Test server strategies
Posted on Thu 10 April 2008 in misc
Occasionally on the #OpenILS-Evergreen IRC channel, a question comes up what kind of hardware a site should buy if they're getting serious about trying out Evergreen. I had exactly the same chat with Mike Rylander back in December, so I thought it might be useful to share the strategy we developed in case other organizations are interested in piggy-backing on our research. We came up with three different scenarios, depending on the funding available to the organization and how serious the organization is about testing, developing, and deploying Evergreen.
You can also look at the scenarios as stages, as the scenarios enable
progressively more realistic testing. An organization can always
start with a single server and add more servers over time; if you can
swing a significant discount for buying in bulk, however, it might
make sense to bite the bullet early.
Some pertinent facts about our requirements: we will eventually be loading around 5 million bibliographic records onto the system. We're an academic organization, so concurrent searching and circulation loads will be low relative to public libraries.
Scenario 1: A single bargain-basement testing server
In this scenario, the organization purchases a single server for the short
term, and configures it to run the entire Evergreen + OpenSRF stack:
- database
- Web server
- Jabber messaging
- memcached
- OpenSRF applications </p>
This server needs to have powerful CPUs, large amounts of RAM, and many fast (10K RPM or higher) hard drives in a
striped RAID configuration (the latter because database performance
typically gets knee-capped by disk access). A "higher education" quote online from a reputable big-name vendor for a rack-mounted 2U database server with 2x4-core
CPU, 16GB RAM, 6x73GB RAID 5 drives comes in at approximately $7000.
This scenario is fine for development and testing with a limited
number of users, but if you intend to do any sort of stress testing
with this server or throw it open to the public, performance will
likely grind to a halt. Note: This is close to the system that we're currently running at http://biblio-dev.laurentian.ca - 12 GB of RAM, 2 dual-core CPUs - with 800K bibliographic records and pretty snappy search performance. It's certainly nothing to sneeze at.
Scenario 2: one database server, one network server
In this scenario, you purchase a database server and a network server.
We'll use the same specs from scenario 1 for the database server, and
a CPU + RAM-oriented server for the network server (disk access isn't
a factor for the network apps, so you just buy two small mirrored
drives). The stock higher education quote for a rack-mounted 1U
network server with 2x4-core CPU, 16GB RAM, 2x73GB RAID 1 drives is
approximately $5250.
This scenario will support development and testing, as well as enable
you perform relatively representative stress testing runs with a
significant number of simultaneous users.

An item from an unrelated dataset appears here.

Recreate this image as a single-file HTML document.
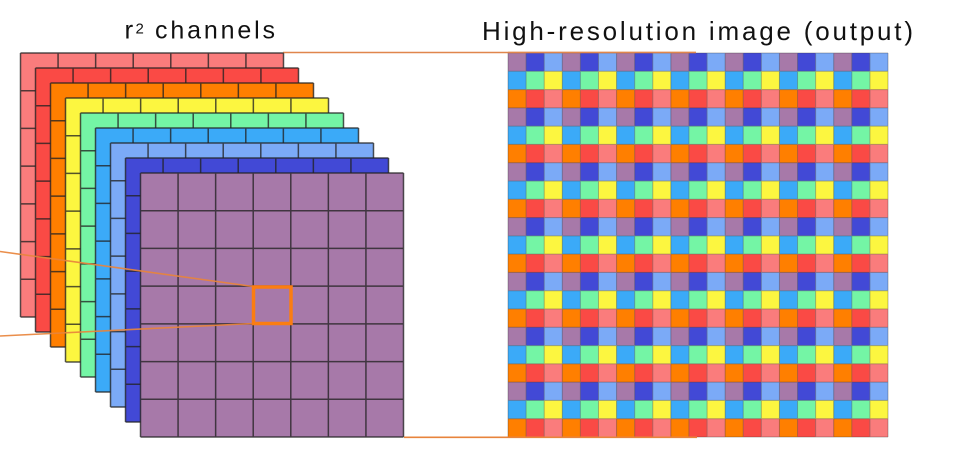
<!DOCTYPE html>
<html>
<head>
<meta charset="utf-8">
<style>
  html, body { margin: 0; padding: 0; background: #ffffff; }
  body { width: 955px; height: 458px; overflow: hidden; }
  svg { display: block; }
  text { font-family: "Liberation Sans", "DejaVu Sans", sans-serif; fill: #111; }
</style>
</head>
<body>
<svg width="955" height="458" viewBox="0 0 955 458" xmlns="http://www.w3.org/2000/svg">
  <defs>
    <path id="lg" d="M0 0V264M37.571 0V264M75.143 0V264M112.714 0V264M150.286 0V264M187.857 0V264M225.429 0V264M263 0V264M0 0H263M0 37.714H263M0 75.429H263M0 113.143H263M0 150.857H263M0 188.571H263M0 226.286H263M0 264H263" fill="none" stroke="#222" stroke-opacity="0.78" stroke-width="1.5"/>
    <pattern id="hr" x="508" y="53" width="54.2857" height="54.8571" patternUnits="userSpaceOnUse">
      <rect x="0" y="0" width="18.1" height="18.3" fill="#A779A9"/>
      <rect x="18.0952" y="0" width="18.1" height="18.3" fill="#4249D6"/>
      <rect x="36.1905" y="0" width="18.1" height="18.3" fill="#7BAAF7"/>
      <rect x="0" y="18.2857" width="18.1" height="18.3" fill="#3BAAF8"/>
      <rect x="18.0952" y="18.2857" width="18.1" height="18.3" fill="#74F5A5"/>
      <rect x="36.1905" y="18.2857" width="18.1" height="18.3" fill="#FCF640"/>
      <rect x="0" y="36.5714" width="18.1" height="18.3" fill="#FF7F00"/>
      <rect x="18.0952" y="36.5714" width="18.1" height="18.3" fill="#FA4A45"/>
      <rect x="36.1905" y="36.5714" width="18.1" height="18.3" fill="#FA7C7C"/>
    </pattern>
  </defs>

  <!-- Titles -->
  <text x="124.5" y="38.5" font-size="26">r</text>
  <text x="135.5" y="33.5" font-size="15">2</text>
  <text x="155" y="38.5" font-size="25" textLength="120" lengthAdjust="spacing">channels</text>
  <text x="482" y="40" font-size="26" textLength="431" lengthAdjust="spacing">High-resolution image (output)</text>

  <!-- top connector line -->
  <line x1="283" y1="52.5" x2="696" y2="52.5" stroke="#E0864C" stroke-width="1.5"/>

  <!-- Layer stack -->
  <g transform="translate(20.5,53)"><rect width="263" height="264" fill="#FA7C7C"/><use href="#lg"/></g>
  <g transform="translate(35.5,68)"><rect width="263" height="264" fill="#FA4A45"/><use href="#lg"/></g>
  <g transform="translate(50.5,83)"><rect width="263" height="264" fill="#FF7F00"/><use href="#lg"/></g>
  <g transform="translate(65.5,98)"><rect width="263" height="264" fill="#FCF640"/><use href="#lg"/></g>
  <g transform="translate(80.5,113)"><rect width="263" height="264" fill="#74F5A5"/><use href="#lg"/></g>
  <g transform="translate(95.5,128)"><rect width="263" height="264" fill="#3BAAF8"/><use href="#lg"/></g>
  <g transform="translate(110.5,143)"><rect width="263" height="264" fill="#7BAAF7"/><use href="#lg"/></g>
  <g transform="translate(125.5,158)"><rect width="263" height="264" fill="#4249D6"/><use href="#lg"/></g>
  <g transform="translate(140.5,173)"><rect width="263" height="264" fill="#A779A9"/><use href="#lg"/></g>

  <!-- orange connector lines on left -->
  <line x1="0" y1="251.5" x2="253" y2="286.5" stroke="#E8843C" stroke-width="1.6" stroke-opacity="0.92"/>
  <line x1="0" y1="336" x2="253" y2="323.5" stroke="#E8843C" stroke-width="1.6" stroke-opacity="0.92"/>

  <!-- highlighted cell -->
  <rect x="253.5" y="287" width="37.5" height="36.5" fill="none" stroke="#FB7D12" stroke-width="3.5"/>

  <!-- High resolution grid -->
  <rect x="508" y="53" width="380" height="384" fill="url(#hr)"/>
  <path d="M508 53V437M526.10 53V437M544.19 53V437M562.29 53V437M580.38 53V437M598.48 53V437M616.57 53V437M634.67 53V437M652.76 53V437M670.86 53V437M688.95 53V437M707.05 53V437M725.14 53V437M743.24 53V437M761.33 53V437M779.43 53V437M797.52 53V437M815.62 53V437M833.71 53V437M851.81 53V437M869.90 53V437M888 53V437
           M508 53H888M508 71.29H888M508 89.57H888M508 107.86H888M508 126.14H888M508 144.43H888M508 162.71H888M508 181H888M508 199.29H888M508 217.57H888M508 235.86H888M508 254.14H888M508 272.43H888M508 290.71H888M508 309H888M508 327.29H888M508 345.57H888M508 363.86H888M508 382.14H888M508 400.43H888M508 418.71H888M508 437H888"
        fill="none" stroke="#333" stroke-opacity="0.35" stroke-width="1"/>

  <!-- re-draw top line over grid edge and bottom connector -->
  <line x1="508" y1="52.5" x2="696" y2="52.5" stroke="#E0864C" stroke-width="1.5"/>
  <line x1="404" y1="437.3" x2="697" y2="437.3" stroke="#E8843C" stroke-width="1.6"/>
</svg>
</body>
</html>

Scenario 3: two database servers, two or three network servers
In this scenario, you purchase two database servers so that you can test
database replication, split database loads between search and reporting, and two or three network servers to test
different distributions of the caching and network apps across the servers to
determine the configuration that best meets your expected demands. The cost of the five servers adds up to less than $30,000 - less than a single traditional proprietary UNIX server - and would be less if you can negotiate a bulk discount.
The third scenario supports development and testing, and will give you
practical experience with a configuration that would approximate your
production deployment of servers. When you go live, you could move one of the database servers
and all but one of the network servers over to the production cluster, and revert back to scenario one for your ongoing test and development environment.
The Conifer approach
We opted to go with the third scenario to build a serious test cluster for our consortium. However, the "scenarios as stages" approach ended up being our strategy as our original choice of Dell servers came with RAID controllers that do not work well under Debian. After returning the servers to Dell, we were forced to press one of our backup servers into service as a scenario-one style server while waiting for our new order from HP to arrive.